Tai Chi, the Chinese martial art that involves sequences of very slow controlled movements, may curb the symptoms and complications of Parkinson’s disease for several years, reveals research, published online in the Journal of Neurology Neurosurgery & Psychiatry.
Its practice was associated with slower disease progression and lower doses of required drugs over time, the findings show.
Previously published research suggests that Tai Chi eases Parkinson’s symptoms in the short term, but whether this improvement can be sustained over the long term isn’t known.
In a bid to find out, the researchers monitored two groups of patients with Parkinson’s disease for more than 5 years from January 2016 to June 2021.
One group of 147 patients practiced Tai Chi twice a week for an hour, aided by the provision of classes to improve their technique.
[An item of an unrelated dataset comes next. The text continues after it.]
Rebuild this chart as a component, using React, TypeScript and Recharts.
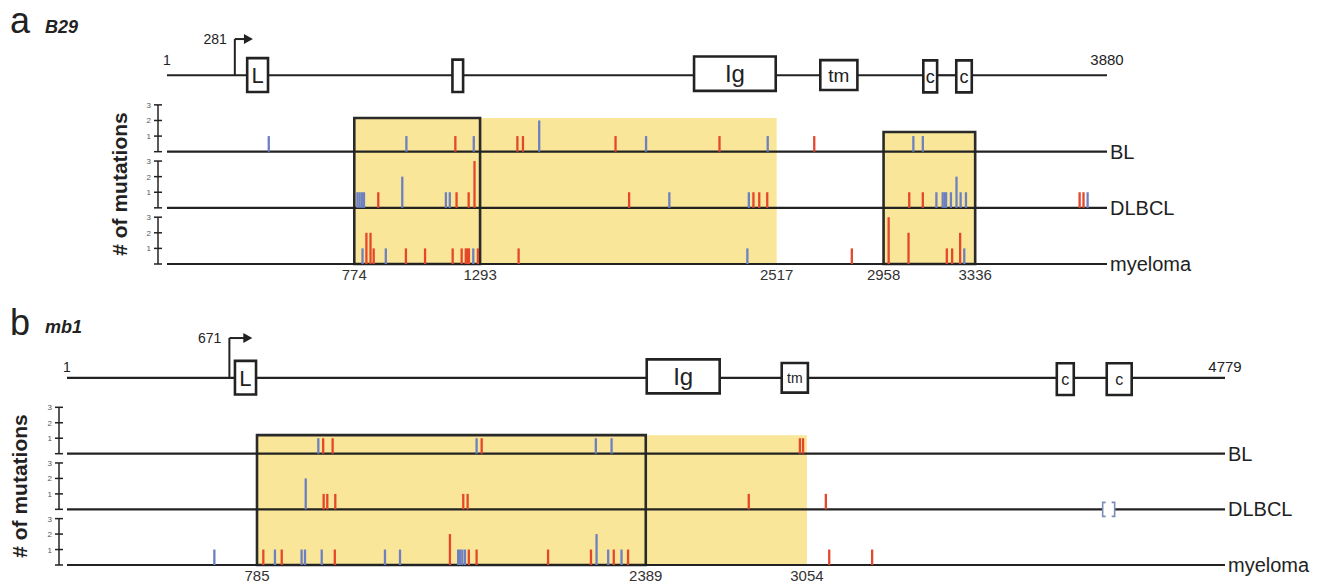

The other group of 187 patients continued with their standard care, but didn’t practice Tai Chi.
Disease severity was formally assessed in all the participants at the start of the monitoring period, and disease progression, including increases in the need for medication, were subsequently monitored in November 2019, October 2020, and June 2021.
The extent of movement and other symptoms, such as autonomic nervous system function (to include bowel movements, urinary and cardiovascular issues); mood, sleep quality, and cognition; and the prevalence of complications, such as dyskinesia (involuntary movement); dystonia (abnormal muscle tone); decline in responsiveness to drug treatment over time; mild cognitive impairment; hallucinations; restless leg syndrome were also tracked, using validated scales.
Disease severity, medication use, sex, age, and education level, were similar in both groups.
Disease progression was slower at all monitoring points in the Tai Chi group, as assessed by three validated scales to assess overall symptoms, movement, and balance.
The number of patients who needed to increase their medication in the comparison group was also significantly higher than it was in the Tai Chi Group: 83.5% in 2019 and just over 96% in 2020 compared with 71% and 87.5%, respectively.
Cognitive function deteriorated more slowly in the Tai Chi group as did other non-movement symptoms, while sleep and quality of life continuously improved.
And the prevalence of complications was significantly lower in the Tai Chi group than in the comparison group: dyskinesia 1.4% vs 7.5%; dystonia 0% vs 1.6%; hallucinations 0% vs just over 2%; mild cognitive impairment 3% vs 10%; restless legs syndrome 7% vs 15.5%.
Falls, dizziness, and back pain were the three side effects reported by study participants, but these were all significantly lower in the Tai Chi group. While 23 people sustained a fracture, these all occurred during routine daily life and were fewer in the Tai Chi group: 6 vs 17.